What do you want?
Ah, the age-old question. But if you're thinking about introducing a little bit of role play to your love life, it's important to think about what you want to get out of it.
Perhaps you want to try a little bit of bondage for the first time, but are too shy to introduce it, 'as yourself'. In which case, a spot of police-themed play is an easy and non-threatening choice - after all, you'll need the handcuffs as part of the uniform, right?
Do you want shake up your routine, but aren't necessarily comfortable with donning a full costume? Something as simple as popping on a wig or a new item of clothing, going to a bar with your lover and pretending to be strangers exchanging lingering glances across the room will bring back that excitement without taking you too far out of your comfort zone.
Consider as well the power dynamic that you're after. If you fancy the idea of your lover coming over all bossy and telling you what to do, role play situations that cast you as the submissive party are ideal (think secretary and boss, doctor/nurse and patient, or even master/mistress and slave). Fancy being in charge? Just flip the roles.
Whether you've got a clear scenario in your mind, or you're simply looking to try something a little different, it's always worth identifying your desires as it will help to inform how the role play unfolds, and take some of the pressure off both you and your partner.

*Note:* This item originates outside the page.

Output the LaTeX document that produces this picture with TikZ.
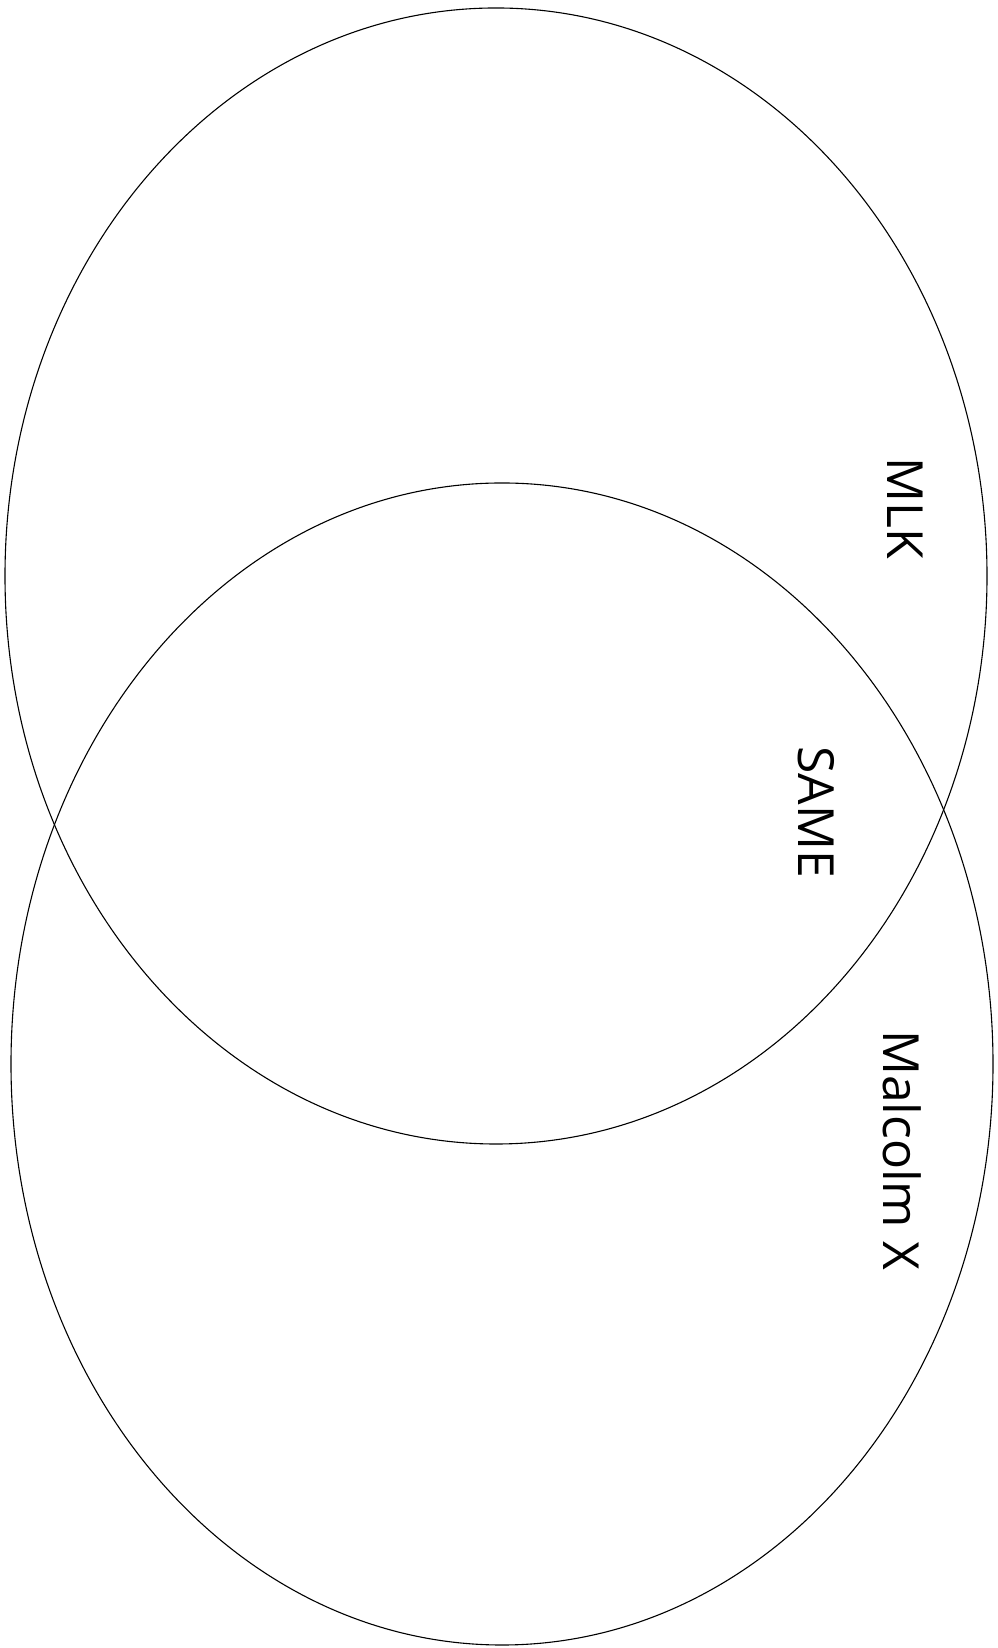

Once you know what you want, it's time to discuss it. After all, if you hand them a skimpy firefighter outfit with no context, they may be a little reluctant to join in.
Explain exactly what you want to happen in your fantasy. If they know exactly what you're after, it becomes easier to improvise around the 'plot' rather than just winging it, which could lead to both of you feeling uncomfortable as well as not fulfilling your desires.
If you're worried that they may feel a little slighted by your fantasy, and suddenly believe that you're lusting after every police officer you see, try framing it in the context of a dream that places them in the role you want. "I had a dream where you were a police officer who handcuffed my hands behind my back and then had your way with me" is a little easier for some to swallow than, "I want to have sex with a cop."
It's also important at this stage to set your boundaries. Discuss with them what you are and aren't comfortable with them doing or saying. If you're involving any sort of bondage in your play, remember to set a safe word so that your partner knows exactly when you want them to stop.